Es el comienzo de un nuevo año. Los sueños, buenos deseos y apuestas que con profunda devoción e inocencia nos hicimos después de mirar de reojo hacia atrás, inician su tránsito hacia el olvido inexorable.
El “feliz año” se queda y se extiende a lo sumo por una semana más. Aunque algún día se quedará entre nosotros y no los daremos también en marzo, agosto y septiembre, colmándonos mutuamente de bendiciones; de intenciones perdurables de amor, paz, salud, reconciliación, bienestar y prosperidad e, internándonos como quien penetra los confines de la manigua, refugiándonos, en los vericuetos de la fe y no ver, ni oír, ni oler, ni sentir ni pensar en los estruendos que la realidad terca nos revela directamente o a través de los medios de comunicación de masas, cuya misión parece es debilitar la esperanza hasta liquidarla y luego vendernos el aliciente que nos ayude poco a poco a restaurarla.
Podrían verse a simple vista como aseveraciones pesimistas las mías. Pero creo firmemente en la fuerza y en el poder que desató el aprendiz de brujo que inventó las festividades. Incontenibles. Y no me refiero a su reacción explosiva, espontánea y fugaz sino a la capacidad sinérgica de la evolución humana, para generar las transformaciones que históricamente la sociedad requiere en lo social y económico, en lo cultural, en lo ambiental y político.

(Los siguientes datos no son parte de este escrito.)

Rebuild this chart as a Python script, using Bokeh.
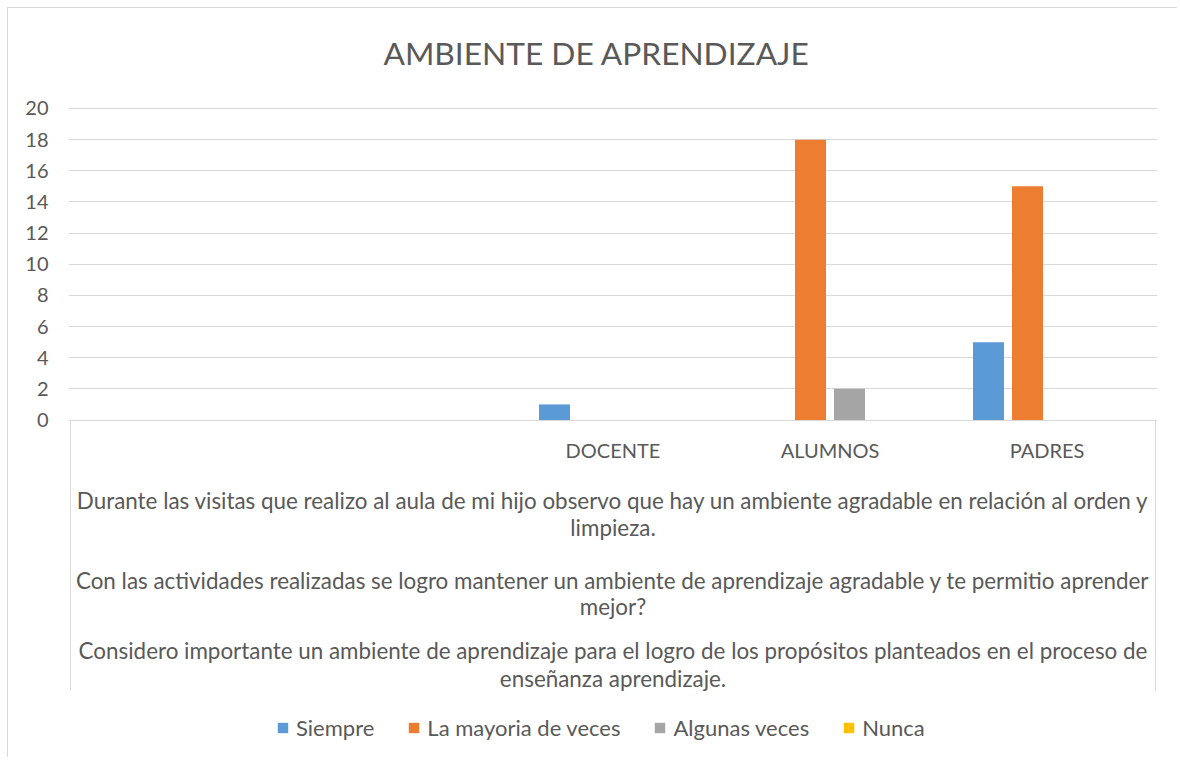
from bokeh.plotting import figure
from bokeh.models import Range1d, FixedTicker, ColumnDataSource, Legend, LegendItem
from bokeh.transform import dodge
from bokeh.core.properties import value
from bokeh.embed import file_html
from bokeh.resources import INLINE

# ---------------- data ----------------
title_text = "AMBIENTE DE APRENDIZAJE"
categories = ["", "", "DOCENTE", "ALUMNOS", "PADRES"]
series_names = ["Siempre", "La mayoria de veces", "Algunas veces", "Nunca"]
siempre = [0, 0, 1, 0, 5]
mayoria = [0, 0, 0, 18, 15]
algunas = [0, 0, 0, 2, 0]
nunca = [0, 0, 0, 0, 0]
series_colors = ["#5B9BD5", "#ED7D31", "#A5A5A5", "#FFC000"]
y_ticks = [0, 2, 4, 6, 8, 10, 12, 14, 16, 18, 20]
questions = [
    "Durante las visitas que realizo al aula de mi hijo observo que hay un ambiente agradable en relación al orden y\nlimpieza.",
    "Con las actividades realizadas se logro mantener un ambiente de aprendizaje agradable y te permitio aprender\nmejor?",
    "Considero importante un ambiente de aprendizaje para el logro de los propósitos planteados en el proceso de\nenseñanza aprendizaje.",
]

# ---------------- layout constants ----------------
FONT = "Lato"
TXT = "#595959"
GRID = "#D9D9D9"
W, H = 1170, 750
PX_X = 217.0          # pixels per category
PX_Y = 15.6           # pixels per y unit
EXT = 2.0             # frame extension in px (left/right)
FRAME_LEFT = 60
FRAME_TOP = 85
TOP_PX = 99           # figure pixel row of y = 20
ZERO_PX = 411         # figure pixel row of y = 0

n = len(categories)
x_lo = -EXT / PX_X
x_hi = n + EXT / PX_X
y_hi = 20 + (TOP_PX - FRAME_TOP) / PX_Y
y_lo = y_hi - (H - FRAME_TOP) / PX_Y
frame_w = int(round((x_hi - x_lo) * PX_X))


def ypos(fig_px):
    return (ZERO_PX - fig_px) / PX_Y


p = figure(width=W, height=H, output_backend="svg", toolbar_location=None,
           x_range=Range1d(x_lo, x_hi), y_range=Range1d(y_lo, y_hi),
           min_border_left=FRAME_LEFT, min_border_right=W - FRAME_LEFT - frame_w,
           min_border_top=FRAME_TOP, min_border_bottom=0)
p.styles = {"margin-left": "7px", "margin-top": "7px",
            "border-top": "1px solid #D9D9D9", "border-left": "1px solid #D9D9D9"}
p.outline_line_color = None
p.background_fill_color = "white"
p.border_fill_color = "white"

# title
p.title.text = title_text
p.title.align = "left"
p.title.offset = 315
p.title.standoff = 46
p.title.text_font = FONT
p.title.text_font_size = "31.7px"
p.title.text_font_style = "normal"
p.title.text_color = TXT

# axes
p.xaxis.visible = False
p.yaxis.ticker = FixedTicker(ticks=y_ticks)
p.yaxis.axis_line_color = None
p.yaxis.major_tick_line_color = None
p.yaxis.minor_tick_line_color = None
p.yaxis.major_tick_out = 0
p.yaxis.major_tick_in = 0
p.yaxis.minor_tick_out = 0
p.yaxis.major_label_standoff = 20
p.yaxis.major_label_text_font = FONT
p.yaxis.major_label_text_font_size = "20px"
p.yaxis.major_label_text_color = TXT
p.xgrid.visible = False
p.ygrid.ticker = FixedTicker(ticks=y_ticks)
p.ygrid.grid_line_color = GRID
p.ygrid.grid_line_width = 1

# bars
cat_x = [i + 0.5 for i in range(n)]
src = ColumnDataSource(dict(x=cat_x, cat=categories, s0=siempre, s1=mayoria, s2=algunas, s3=nunca))
step = 39.0 / PX_X
bw = 31.0 / PX_X
items = []
for i, (name, col) in enumerate(zip(series_names, ["s0", "s1", "s2", "s3"])):
    r = p.vbar(x=dodge("x", (i - 1.5) * step), top=col, bottom=0, width=bw, source=src,
               fill_color=series_colors[i], line_color=None)
    items.append(LegendItem(label=name, renderers=[r]))

# vertical boundary lines of the category area
p.segment(x0=[0, n], y0=[0, 0], x1=[0, n], y1=[ypos(682)] * 2, line_color=GRID, line_width=1)

# category labels
p.text(x="x", y=ypos(441), text="cat", source=src, text_align="center", text_baseline="middle",
       text_font=value(FONT), text_font_size="20px", text_color=TXT)

# question texts
q_rows = [(492, 519), (572, 598), (642, 670)]
qx, qy, qt = [], [], []
for q, rows in zip(questions, q_rows):
    for line, row in zip(q.split("\n"), rows):
        qx.append(n / 2)
        qy.append(ypos(row))
        qt.append(line)
p.text(x=qx, y=qy, text=qt, text_align="center", text_baseline="middle",
       text_font=value(FONT), text_font_size="22.4px", text_color=TXT)

# legend
legend = Legend(items=items, orientation="horizontal", location=(208, 17),
                glyph_width=13, glyph_height=13, label_standoff=7, spacing=33,
                padding=0, margin=0, border_line_color=None, background_fill_alpha=0,
                label_text_font=FONT, label_text_font_size="22px", label_text_color=TXT,
                label_height=26)
p.add_layout(legend)

open("out.html", "w").write(file_html(p, INLINE))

Coincidimos que 2018 “no será un año fácil”. Las reformas anunciadas le ponen los pelos de punta a más de uno. Creeríamos y esperaríamos que la protesta y la movilización social serán el pan de cada día. Que los corruptos recibirán una ejemplar sanción en marzo, que se repetirá en mayo y se ratificará en junio cuando votemos para elegir congresistas y presidente en primera y segunda vuelta. Que el castigo al robo de los recursos públicos será la pena de cárcel inconmutable y que se respetarán los derechos ciudadanos de los colombianos sin distingo de castas, condición social y género.
Nadie, cuando todavía faltaban “…cinco pa’ las doce…”, corrió a abrazar a su mamá pensando cosa distinta a augurarle un próximo año esplendido, maravilloso, repleto de dicha, gozo y felicidad. El licor, la estridencia musical, la gran comilona y el ruido de la pólvora no nos permitieron recordar los aciagos momentos de un 2017 que huía despavorido, dejando una estela de sinsabores en la vida de los colombianos que, aferrados a su fe, depositaban su confianza y su descanso como quien entierra sus anhelos para verlos florecer, en los trecientos sesenta y cinco días por venir.

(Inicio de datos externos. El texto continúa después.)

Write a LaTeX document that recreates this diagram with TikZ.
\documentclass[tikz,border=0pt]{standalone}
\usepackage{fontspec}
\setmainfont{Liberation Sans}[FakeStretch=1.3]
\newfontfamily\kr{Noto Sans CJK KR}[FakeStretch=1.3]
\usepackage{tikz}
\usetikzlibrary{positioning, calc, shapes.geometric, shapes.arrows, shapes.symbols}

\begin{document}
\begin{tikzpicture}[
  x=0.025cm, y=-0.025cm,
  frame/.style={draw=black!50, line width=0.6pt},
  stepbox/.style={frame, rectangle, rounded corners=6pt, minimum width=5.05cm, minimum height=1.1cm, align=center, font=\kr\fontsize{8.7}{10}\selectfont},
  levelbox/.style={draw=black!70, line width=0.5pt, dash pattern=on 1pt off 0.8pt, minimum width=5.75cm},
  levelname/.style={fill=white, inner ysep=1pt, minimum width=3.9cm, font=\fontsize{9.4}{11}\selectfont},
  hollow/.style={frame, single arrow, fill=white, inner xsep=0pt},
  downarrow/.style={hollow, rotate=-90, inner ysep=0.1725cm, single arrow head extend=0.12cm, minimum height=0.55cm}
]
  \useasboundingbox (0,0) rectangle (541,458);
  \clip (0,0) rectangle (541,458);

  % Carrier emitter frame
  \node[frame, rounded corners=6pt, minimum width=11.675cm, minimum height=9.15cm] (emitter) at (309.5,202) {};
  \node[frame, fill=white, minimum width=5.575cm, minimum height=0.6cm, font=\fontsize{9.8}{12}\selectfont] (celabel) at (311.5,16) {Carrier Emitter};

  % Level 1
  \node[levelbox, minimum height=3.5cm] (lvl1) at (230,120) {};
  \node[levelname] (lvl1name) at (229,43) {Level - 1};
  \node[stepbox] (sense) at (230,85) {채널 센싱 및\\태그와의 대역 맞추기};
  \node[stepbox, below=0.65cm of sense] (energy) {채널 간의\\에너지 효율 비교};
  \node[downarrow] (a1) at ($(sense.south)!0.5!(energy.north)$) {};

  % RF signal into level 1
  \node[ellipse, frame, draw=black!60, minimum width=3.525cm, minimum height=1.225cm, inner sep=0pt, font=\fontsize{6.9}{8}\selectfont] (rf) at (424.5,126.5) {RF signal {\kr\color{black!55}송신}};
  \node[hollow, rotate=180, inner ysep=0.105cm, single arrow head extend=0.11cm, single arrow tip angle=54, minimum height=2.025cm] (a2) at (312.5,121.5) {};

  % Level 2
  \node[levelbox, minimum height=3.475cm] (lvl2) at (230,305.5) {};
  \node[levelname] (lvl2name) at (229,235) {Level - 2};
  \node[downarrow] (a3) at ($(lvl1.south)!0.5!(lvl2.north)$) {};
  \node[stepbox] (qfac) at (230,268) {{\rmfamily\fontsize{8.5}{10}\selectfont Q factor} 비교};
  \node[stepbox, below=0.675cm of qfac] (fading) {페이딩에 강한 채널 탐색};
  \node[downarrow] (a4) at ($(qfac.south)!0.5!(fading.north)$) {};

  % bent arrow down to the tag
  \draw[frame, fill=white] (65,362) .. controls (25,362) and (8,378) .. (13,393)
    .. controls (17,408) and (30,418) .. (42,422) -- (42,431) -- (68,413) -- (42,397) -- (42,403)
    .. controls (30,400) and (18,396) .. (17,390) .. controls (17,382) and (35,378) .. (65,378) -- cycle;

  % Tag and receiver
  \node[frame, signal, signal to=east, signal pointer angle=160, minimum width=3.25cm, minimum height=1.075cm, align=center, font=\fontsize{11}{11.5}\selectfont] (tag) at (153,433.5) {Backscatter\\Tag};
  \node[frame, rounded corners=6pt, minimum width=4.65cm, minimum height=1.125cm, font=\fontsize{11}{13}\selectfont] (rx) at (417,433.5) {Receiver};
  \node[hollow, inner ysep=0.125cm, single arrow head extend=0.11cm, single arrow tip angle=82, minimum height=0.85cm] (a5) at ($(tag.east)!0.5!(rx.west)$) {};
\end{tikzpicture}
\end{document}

Porque para recordar la trajera tristeza y dolor estábamos ocupados celebrando, para ¡qué siga la rumba!
De ese gigante dormido e inquebrantable escribo. Nos inquieta esperar a que un buen día despierte y vea la luz, para acceder a un entorno sombrío que se despejará, dirigiendo su mirada escrutadora sobre lo que vale la pena rescatar y proteger, promoviendo la integración hasta la fusión, de tal modo que nos permita cantar “feliz año” el resto de la vida y así, después que vengan 2018, 2019, 2020 y los demás.